A l'heure de ce rapport final, votre mission ne peut que constater que cet appel n'a pas été pleinement entendu .

Des efforts ont été faits par le Gouvernement pour clarifier et unifier sa communication. Jean-Louis Borloo, ministre d'État en charge de l'écologie, du développement durable et de la mer, a précisé que les maisons situées en « zone noire » n'avaient pas vocation à être détruites du seul fait de cette classification, et qu'il ne s'agissait pas de « zones de destruction massive »- et qu'une enquête publique impartiale et contradictoire devra intervenir préalablement à toute expropriation. Les membres du Gouvernement ont également insisté sur le fait que la déclaration d'utilité publique fondant l'expropriation pourrait être contestée devant le juge administratif et que le montant de l'indemnisation pourrait être révisé par le juge civil. De même, à l'occasion du débat organisé au Sénat le 16 juin dernier, Mme Chantal Jouanno, secrétaire d'État chargée de l'Écologie, a rappelé que « les procédures d'expropriation sont extrêmement encadrées, des périmètres seront définis pour la déclaration d'utilité publique, sur la base d'une enquête publique et d'une expertise précise parcelle par parcelle, et l'expropriation ne pourra être accordée que s'il n'y a pas de protection possible. Elle ne se fera que sous le contrôle du juge ».

Il s'agit là d'évidences juridiques qui s'imposent au gouvernement comme à toutes les parties. Elles auraient du être indiquées dès le début de la procédure.

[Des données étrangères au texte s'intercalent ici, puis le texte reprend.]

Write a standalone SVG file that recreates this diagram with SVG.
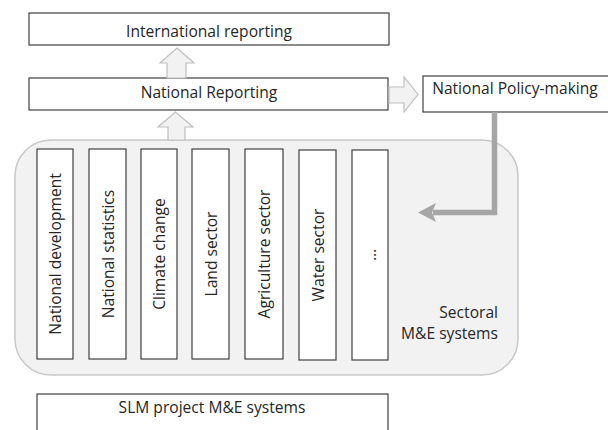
<svg xmlns="http://www.w3.org/2000/svg" width="608" height="430" viewBox="0 0 608 430">
<style>
.box{fill:#fff;stroke:#404040;stroke-width:1.2}
.txt{font-family:"Open Sans","Liberation Sans",Arial,sans-serif;font-size:15.6px;fill:#262626}
.blk{fill:#f2f2f2;stroke:#bfbfbf;stroke-width:1.2}
.vt{font-family:"Open Sans","Liberation Sans",Arial,sans-serif;font-size:15.6px;fill:#262626;text-anchor:middle;dominant-baseline:central}
</style>
<rect width="608" height="430" fill="#fff"/>
<g id="sectoral">
<rect x="15" y="140" width="503" height="235" rx="36" ry="36" fill="#f2f2f2" stroke="#c8c8c8" stroke-width="1.5"/>
<text class="txt" x="498" y="318" text-anchor="end">Sectoral</text>
<text class="txt" x="498" y="339" text-anchor="end">M&amp;E systems</text>
</g>
<g id="intl">
<rect class="box" x="29" y="13" width="360" height="32"/>
<text class="txt" x="209" y="37" text-anchor="middle">International reporting</text>
</g>
<g id="natrep">
<rect class="box" x="29" y="78" width="359" height="32"/>
<text class="txt" x="209" y="98" text-anchor="middle">National Reporting</text>
</g>
<g id="policy">
<rect class="box" x="423" y="76" width="190" height="36"/>
<text class="txt" x="515" y="94" text-anchor="middle">National Policy-making</text>
</g>
<g id="s1"><rect class="box" x="37" y="149" width="36" height="210"/><text class="vt" transform="translate(55,254) rotate(-90)">National development</text></g>
<g id="s2"><rect class="box" x="89" y="149" width="37" height="210"/><text class="vt" transform="translate(107.5,254) rotate(-90)">National statistics</text></g>
<g id="s3"><rect class="box" x="141" y="149" width="36" height="210"/><text class="vt" transform="translate(159,254) rotate(-90)">Climate change</text></g>
<g id="s4"><rect class="box" x="192" y="149" width="37" height="210"/><text class="vt" transform="translate(210.5,254) rotate(-90)">Land sector</text></g>
<g id="s5"><rect class="box" x="245" y="149" width="38" height="210"/><text class="vt" transform="translate(264,254) rotate(-90)">Agriculture sector</text></g>
<g id="s6"><rect class="box" x="299" y="150" width="37" height="210"/><text class="vt" transform="translate(317.5,255) rotate(-90)">Water sector</text></g>
<g id="s7"><rect class="box" x="352" y="150" width="36" height="210"/><text class="vt" transform="translate(370,255) rotate(-90)">…</text></g>
<g id="slm">
<rect class="box" x="37" y="394" width="351" height="50"/>
<text class="txt" x="212" y="413" text-anchor="middle">SLM project M&amp;E systems</text>
</g>
<g id="connectors">
<path class="blk" d="M167,78 V63 H160 L177,48 L194,63 H186 V78 Z"/>
<path class="blk" d="M168,140 V127 H158 L175.5,112 L193,127 H185 V140 Z"/>
<path class="blk" d="M389,87 H404 V77 L418,94.5 L404,112 V103 H389 Z"/>
<path d="M494.5,112 V212.5 H433" fill="none" stroke="#a6a6a6" stroke-width="5.5"/>
<path d="M418,212.5 L436,203 L432,212.5 L436,222 Z" fill="#a6a6a6"/>
</g>
</svg>
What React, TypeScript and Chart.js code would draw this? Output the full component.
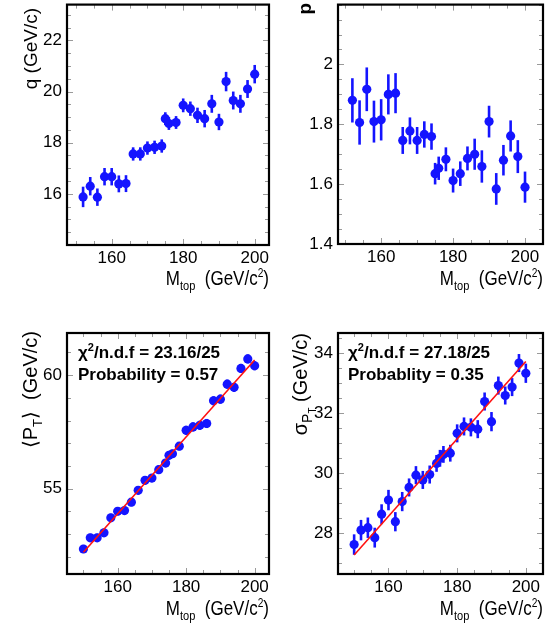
import React, { useEffect, useRef } from "react";
import { Chart, registerables } from "chart.js";

Chart.register(...registerables);

// ---------- data ----------
const massTop = [152, 154, 156, 158, 160, 162, 164, 166, 168, 170, 172, 174, 175, 176, 178, 180, 182, 184, 186, 188, 190, 192, 194, 196, 198, 200];
const massAll = [150, 152, 154, 156, 158, 160, 162, 164, 166, 168, 170, 172, 174, 175, 176, 178, 180, 182, 184, 186, 188, 190, 192, 194, 196, 198, 200];

const qValues = [15.88, 16.3, 15.87, 16.67, 16.67, 16.39, 16.4, 17.56, 17.56, 17.79, 17.82, 17.87, 18.94, 18.75, 18.79, 19.46, 19.33, 19.07, 18.94, 19.52, 18.81, 20.39, 19.65, 19.52, 20.1, 20.68];
const qErrors = [0.4, 0.36, 0.34, 0.34, 0.34, 0.33, 0.33, 0.26, 0.26, 0.26, 0.26, 0.26, 0.25, 0.25, 0.25, 0.27, 0.28, 0.3, 0.34, 0.35, 0.32, 0.38, 0.35, 0.35, 0.35, 0.36];

const pValues = [1.88, 1.806, 1.917, 1.809, 1.815, 1.9, 1.904, 1.746, 1.778, 1.746, 1.766, 1.759, 1.635, 1.653, 1.683, 1.612, 1.635, 1.686, 1.7, 1.659, 1.809, 1.584, 1.68, 1.761, 1.692, 1.59];
const pErrors = [0.074, 0.074, 0.073, 0.07, 0.069, 0.067, 0.067, 0.045, 0.045, 0.045, 0.044, 0.044, 0.036, 0.039, 0.04, 0.04, 0.041, 0.04, 0.052, 0.054, 0.053, 0.053, 0.051, 0.052, 0.055, 0.052];

const ptMean = [52.35, 52.84, 52.84, 53.06, 53.72, 54.01, 54.04, 54.41, 54.93, 55.37, 55.47, 55.84, 56.13, 56.47, 56.54, 56.87, 57.57, 57.72, 57.79, 57.87, 58.87, 58.94, 59.6, 59.46, 60.29, 60.71, 60.41];
const ptMeanErr = [0.18, 0.18, 0.18, 0.18, 0.18, 0.18, 0.18, 0.18, 0.18, 0.18, 0.18, 0.18, 0.18, 0.18, 0.18, 0.18, 0.2, 0.2, 0.2, 0.2, 0.2, 0.2, 0.2, 0.2, 0.2, 0.2, 0.2];
const ptMeanFitX = [150, 200];
const ptMeanFitY = [52.21, 60.66];

const ptSigma = [27.63, 28.11, 28.19, 27.86, 28.64, 29.11, 28.39, 29.06, 29.53, 29.94, 29.78, 29.96, 30.33, 30.5, 30.63, 30.67, 31.33, 31.56, 31.53, 31.47, 32.39, 31.72, 32.92, 32.59, 32.87, 33.67, 33.33];
const ptSigmaErr = [0.34, 0.34, 0.34, 0.33, 0.33, 0.34, 0.32, 0.32, 0.3, 0.3, 0.3, 0.3, 0.28, 0.28, 0.28, 0.28, 0.3, 0.3, 0.3, 0.3, 0.3, 0.32, 0.3, 0.3, 0.3, 0.3, 0.32];
const ptSigmaFitX = [150, 200];
const ptSigmaFitY = [27.28, 33.72];

const xTickLabels = [160, 180, 200];
const qTicks = [16, 18, 20, 22];
const pTicks = [1.4, 1.6, 1.8, 2];
const ptMeanTicks = [55, 60];
const ptSigmaTicks = [28, 30, 32, 34];

const fitText1 = ["23.16/25", "0.57"];
const fitText2 = ["27.18/25", "0.35"];

// ---------- drawing helpers ----------
type Part = { t: string; size: number; dy?: number; bold?: boolean };
const FAMILY = "'Liberation Sans', Arial, sans-serif";
const TICK_FAMILY = "'Liberation Sans', Arial, sans-serif";
const BLUE = "#1414ff";

function partsWidth(ctx: CanvasRenderingContext2D, parts: Part[]) {
  let w = 0;
  for (const p of parts) {
    ctx.font = `${p.bold ? "bold " : ""}${p.size}px ${FAMILY}`;
    w += ctx.measureText(p.t).width;
  }
  return w;
}
// sx: horizontal squeeze factor along the text direction
function drawParts(ctx: CanvasRenderingContext2D, parts: Part[], x: number, y: number, align: "left" | "right", sx = 1) {
  const total = partsWidth(ctx, parts) * sx;
  ctx.save();
  ctx.translate(align === "right" ? x - total : x, y);
  ctx.scale(sx, 1);
  let cx = 0;
  ctx.textAlign = "left";
  ctx.textBaseline = "alphabetic";
  for (const p of parts) {
    ctx.font = `${p.bold ? "bold " : ""}${p.size}px ${FAMILY}`;
    ctx.fillText(p.t, cx, p.dy || 0);
    cx += ctx.measureText(p.t).width;
  }
  ctx.restore();
}

type PanelCfg = {
  left: number; top: number; w: number; h: number;
  area: { l: number; t: number; r: number; b: number };
  xMin: number; xMax: number; yMin: number; yMax: number;
  yTicks: number[]; yMinor: number; yDecimals: number;
  xs: number[]; ys: number[]; errs: number[];
  fitX?: number[]; fitY?: number[];
  yTitle: Part[]; yTitleX: number; yTitleTop: number;
  xTitleBaseline: number;
  notes?: Part[][]; notesX?: number; notesY?: number;
};

const xTitle: Part[] = [
  { t: "M", size: 20 },
  { t: "top", size: 13, dy: 5 },
  { t: "  (GeV/c", size: 20 },
  { t: "2", size: 12, dy: -8 },
  { t: ")", size: 20 },
];

function Panel({ cfg }: { cfg: PanelCfg }) {
  const ref = useRef<HTMLCanvasElement>(null);
  useEffect(() => {
    const c = cfg;
    const deco = {
      id: "deco",
      beforeDatasetsDraw(chart: any) {
        const ctx = chart.ctx as CanvasRenderingContext2D;
        const xs = chart.scales.x, ys = chart.scales.y;
        ctx.save();
        ctx.strokeStyle = BLUE;
        ctx.lineWidth = 2.6;
        for (let i = 0; i < c.xs.length; i++) {
          const px = xs.getPixelForValue(c.xs[i]);
          ctx.beginPath();
          ctx.moveTo(px, ys.getPixelForValue(c.ys[i] - c.errs[i]));
          ctx.lineTo(px, ys.getPixelForValue(c.ys[i] + c.errs[i]));
          ctx.stroke();
        }
        ctx.restore();
      },
      afterDraw(chart: any) {
        const ctx = chart.ctx as CanvasRenderingContext2D;
        const a = chart.chartArea;
        const xs = chart.scales.x, ys = chart.scales.y;
        ctx.save();
        // inner ticks
        ctx.strokeStyle = "#9a9a9a";
        ctx.lineWidth = 1;
        for (let v = Math.ceil(c.xMin / 5) * 5; v <= c.xMax; v += 5) {
          const px = Math.round(xs.getPixelForValue(v)) + 0.5;
          const len = v % 20 === 0 ? 6 : 4;
          ctx.beginPath();
          ctx.moveTo(px, a.bottom); ctx.lineTo(px, a.bottom - len);
          ctx.moveTo(px, a.top); ctx.lineTo(px, a.top + len);
          ctx.stroke();
        }
        const n0 = Math.ceil(c.yMin / c.yMinor - 1e-6);
        const n1 = Math.floor(c.yMax / c.yMinor + 1e-6);
        for (let n = n0; n <= n1; n++) {
          const v = n * c.yMinor;
          const py = Math.round(ys.getPixelForValue(v)) + 0.5;
          const major = c.yTicks.some((t) => Math.abs(t - v) < 1e-6);
          const len = major ? 6 : 4;
          ctx.beginPath();
          ctx.moveTo(a.left, py); ctx.lineTo(a.left + len, py);
          ctx.moveTo(a.right, py); ctx.lineTo(a.right - len, py);
          ctx.stroke();
        }
        // frame
        ctx.strokeStyle = "#000";
        ctx.lineWidth = 2.2;
        ctx.strokeRect(a.left, a.top, a.right - a.left, a.bottom - a.top);
        // titles
        ctx.fillStyle = "#000";
        drawParts(ctx, xTitle, a.right, c.xTitleBaseline, "right", 0.85);
        ctx.save();
        ctx.translate(c.yTitleX, c.yTitleTop);
        ctx.rotate(-Math.PI / 2);
        drawParts(ctx, c.yTitle, 0, 0, "right");
        ctx.restore();
        if (c.notes) {
          c.notes.forEach((line, i) => drawParts(ctx, line, c.notesX!, c.notesY! + i * 22, "left", 1));
        }
        ctx.restore();
      },
    };

    const datasets: any[] = [];
    if (c.fitX && c.fitY) {
      datasets.push({
        type: "line",
        data: c.fitX.map((x, i) => ({ x, y: c.fitY![i] })),
        borderColor: "#ff1010",
        borderWidth: 1.6,
        pointRadius: 0,
        fill: false,
      });
    }
    datasets.push({
      type: "scatter",
      data: c.xs.map((x, i) => ({ x, y: c.ys[i] })),
      backgroundColor: BLUE,
      borderWidth: 0,
      pointRadius: 4.6,
    });

    const chart = new Chart(ref.current!, {
      type: "scatter",
      data: { datasets },
      options: {
        responsive: false,
        animation: false,
        events: [],
        devicePixelRatio: 1,
        layout: { padding: { top: c.area.t, right: c.w - c.area.r, left: 0, bottom: 0 } },
        plugins: { legend: { display: false }, tooltip: { enabled: false } },
        scales: {
          x: {
            type: "linear",
            min: c.xMin,
            max: c.xMax,
            grid: { display: false, drawTicks: false },
            border: { display: false },
            afterBuildTicks: (s: any) => { s.ticks = xTickLabels.map((v) => ({ value: v })); },
            afterFit: (s: any) => {
              s.height = c.h - c.area.b;
              s.paddingLeft = 0; s.paddingRight = 0; s.paddingTop = 0; s.paddingBottom = 0;
            },
            ticks: { color: "#000", padding: 3, maxRotation: 0, autoSkip: false, font: { family: TICK_FAMILY, size: 17 } },
          },
          y: {
            type: "linear",
            min: c.yMin,
            max: c.yMax,
            grid: { display: false, drawTicks: false },
            border: { display: false },
            afterBuildTicks: (s: any) => { s.ticks = c.yTicks.map((v) => ({ value: v })); },
            afterFit: (s: any) => {
              s.width = c.area.l;
              s.paddingLeft = 0; s.paddingRight = 0; s.paddingTop = 0; s.paddingBottom = 0;
            },
            ticks: {
              color: "#000",
              padding: 5,
              autoSkip: false,
              font: { family: TICK_FAMILY, size: 17 },
              callback: (v: any) => (c.yDecimals ? (Math.abs(v - Math.round(v)) < 1e-9 ? String(Math.round(v)) : Number(v).toFixed(c.yDecimals)) : String(v)),
            },
          },
        },
      },
      plugins: [deco],
    } as any);
    return () => chart.destroy();
  }, [cfg]);
  return (
    <canvas
      ref={ref}
      width={cfg.w}
      height={cfg.h}
      style={{ position: "absolute", left: cfg.left, top: cfg.top, width: cfg.w, height: cfg.h }}
    />
  );
}

const panels: PanelCfg[] = [
  {
    left: 0, top: 0, w: 276, h: 300,
    area: { l: 67, t: 3, r: 269, b: 245 },
    xMin: 147.5, xMax: 204, yMin: 14, yMax: 23.4,
    yTicks: qTicks, yMinor: 0.5, yDecimals: 0,
    xs: massTop, ys: qValues, errs: qErrors,
    yTitle: [{ t: "q (GeV/c)", size: 19 }], yTitleX: 37, yTitleTop: 8,
    xTitleBaseline: 285,
  },
  {
    left: 276, top: 0, w: 277, h: 300,
    area: { l: 62, t: 3, r: 267, b: 244 },
    xMin: 148, xMax: 205, yMin: 1.4, yMax: 2.2,
    yTicks: pTicks, yMinor: 0.05, yDecimals: 1,
    xs: massTop, ys: pValues, errs: pErrors,
    yTitle: [{ t: "p", size: 19, bold: true }], yTitleX: 35, yTitleTop: 3,
    xTitleBaseline: 285,
  },
  {
    left: 0, top: 300, w: 276, h: 323,
    area: { l: 67, t: 33, r: 269, b: 274 },
    xMin: 145.2, xMax: 204.2, yMin: 51.25, yMax: 61.85,
    yTicks: ptMeanTicks, yMinor: 1, yDecimals: 0,
    xs: massAll, ys: ptMean, errs: ptMeanErr,
    fitX: ptMeanFitX, fitY: ptMeanFitY,
    yTitle: [
      { t: "\u27E8P", size: 20 },
      { t: "T", size: 13, dy: 5 },
      { t: "\u27E9  (GeV/c)", size: 20 },
    ],
    yTitleX: 37, yTitleTop: 31,
    xTitleBaseline: 315,
    notes: [
      [{ t: "\u03C7", size: 17, bold: true }, { t: "2", size: 11, bold: true, dy: -7 }, { t: "/n.d.f = " + fitText1[0], size: 17, bold: true }],
      [{ t: "Probability = " + fitText1[1], size: 17, bold: true }],
    ],
    notesX: 78, notesY: 58,
  },
  {
    left: 276, top: 300, w: 277, h: 323,
    area: { l: 62, t: 33, r: 267, b: 274 },
    xMin: 145.3, xMax: 205, yMin: 26.65, yMax: 34.67,
    yTicks: ptSigmaTicks, yMinor: 0.5, yDecimals: 0,
    xs: massAll, ys: ptSigma, errs: ptSigmaErr,
    fitX: ptSigmaFitX, fitY: ptSigmaFitY,
    yTitle: [
      { t: "\u03C3", size: 20 },
      { t: "P", size: 14, dy: 5 },
      { t: "T", size: 10, dy: 9 },
      { t: " (GeV/c)", size: 20 },
    ],
    yTitleX: 31, yTitleTop: 33,
    xTitleBaseline: 315,
    notes: [
      [{ t: "\u03C7", size: 17, bold: true }, { t: "2", size: 11, bold: true, dy: -7 }, { t: "/n.d.f = " + fitText2[0], size: 17, bold: true }],
      [{ t: "Probablity = " + fitText2[1], size: 17, bold: true }],
    ],
    notesX: 72, notesY: 58,
  },
];

export default function App() {
  return (
    <div style={{ position: "absolute", left: 0, top: 0, width: 553, height: 623, background: "#fff", overflow: "hidden" }}>
      {panels.map((p, i) => (
        <Panel key={i} cfg={p} />
      ))}
    </div>
  );
}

Parallèlement, votre mission constate que toutes les incertitudes n'ont pas été levées . A titre d'exemple, la loi « Barnier » de 1995 prévoit, en cas d'expropriation pour risque naturel majeur, qu'un « bilan » financier devra être réalisé afin de démontrer, préalablement au lancement d'une procédure d'expropriation, que cette solution est moins coûteuse que la mise en place de protections adaptées. En complément, le Conseil d'État précise que l'autorité publique peut être dispensée d'effectuer un tel « bilan » dès lors qu'aucune mesure ne peut efficacement protéger les populations 33 ( * ) . Pourtant, aucune information claire n'a été donnée, lors de leurs auditions, par les membres du Gouvernement sur la portée exacte qu'ils donnaient à ce critère de « bilan financier » : une incertitude demeure donc sur la gestion à venir de la procédure d'expropriation et sur les critères sur lesquels elle sera engagée.

Proposition n° 1 de la mission :

Clarifier la portée du critère de « bilan financier » dans la procédure d'expropriation.


* 33 CE, 7 avril 1999, Association « Vivre et rester au pays » (voir infra pour une description plus détaillée de cette jurisprudence).